£5 blood test could boost heart attack diagnosis
A £5 blood test which identifies whether people with chest pains are at risk of a heart attack could improve treatment at A&E departments worldwide, researchers claim.
A global study of nearly 23,000 people found the test accurately ruled out the risk of a heart attack in almost half of all those arriving at hospital emergency departments with chest pains.
Results can be obtained in 20 minutes and updating international guidelines on using the test on arrival at hospital could save millions of patients from having further tests and cut costs, researchers said.
Chest pain is a common reason for attendance at A&E but fewer than one in five of those affected are having a heart attack.

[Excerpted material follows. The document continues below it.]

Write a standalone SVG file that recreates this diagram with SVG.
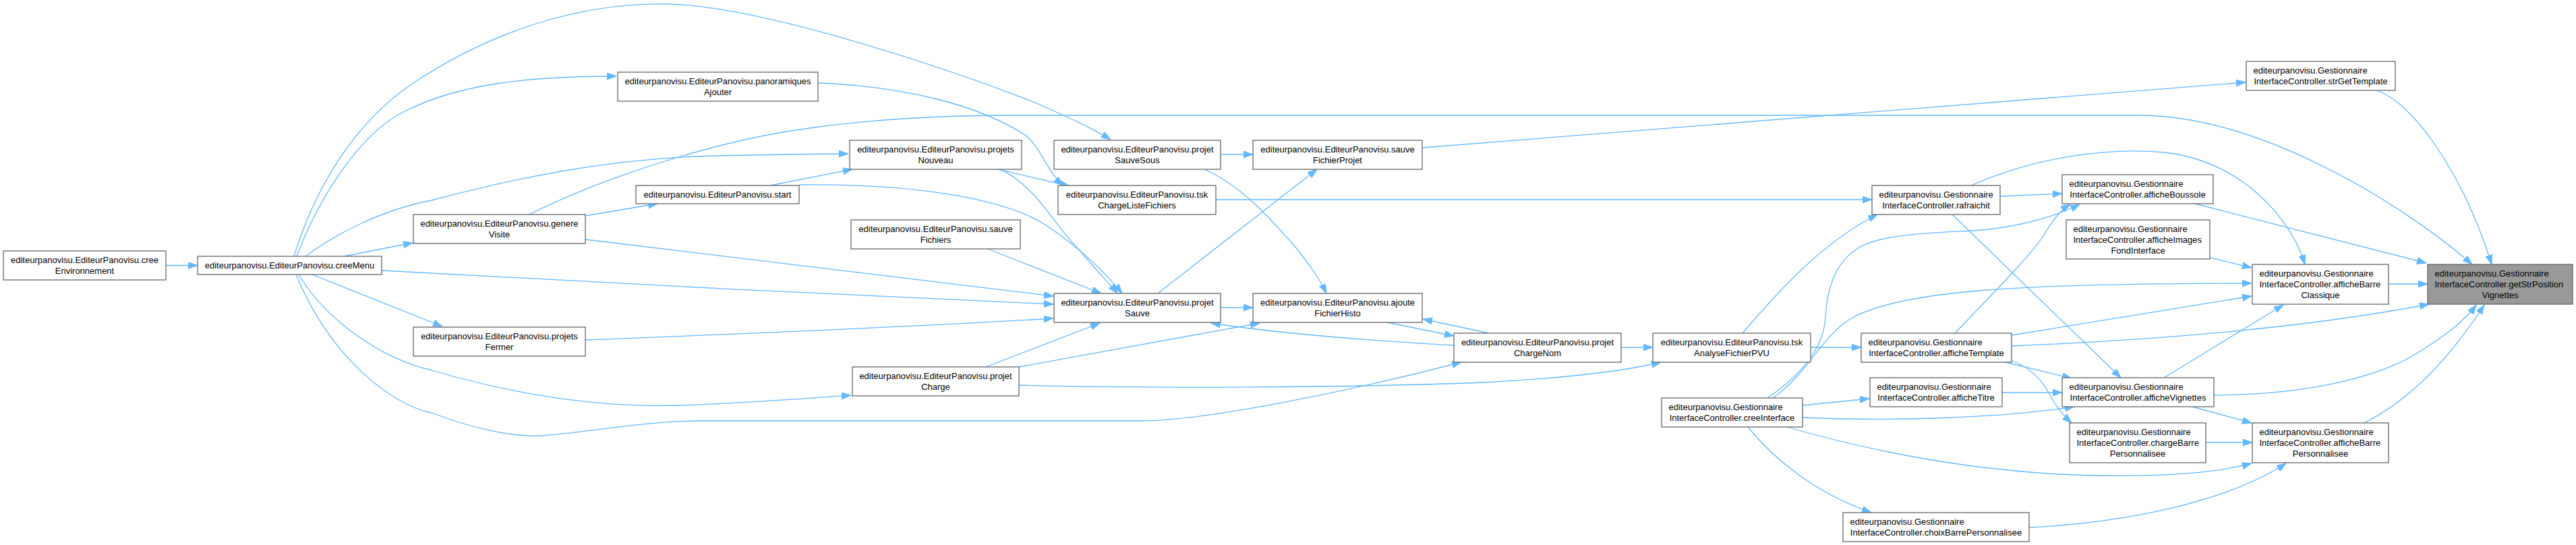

In early studies, the check accurately predicted the risk of heart attack in more than 6,000 patients admitted to hospital in Scotland.
The test measures levels of the protein troponin, released by damaged heart cells, in the blood and the higher the level found the more likely it is the patient has had or is likely to have a heart attack.
It is currently administered to people with chest pain when they arrive at A&E in the UK but current guidelines place most patients in the high risk category, necessitating admission for observation and repeated troponin tests.
Now, researchers have pinpointed a threshold level of troponin in the blood, below which patients are unlikely to have had a heart attack and are at very low risk of experiencing one in the next 30 days.
Their latest research analysed almost 23,000 people at 19 hospitals in Europe, North America and Australasia, who received the test after arriving with chest pains.
Dr Andrew Chapman, a research fellow at Edinburgh University which led the study, said: `We believe the findings of this worldwide study will provide national and international guidelines committees with the evidence they need to recommend the use of troponin testing to rule out heart attacks much earlier in the emergency department.
`This has major potential to improve the safety and efficiency of healthcare delivery, at a time of increasing financial pressures on our National Health Service.'
The research is published in the Journal of the American Medical Association.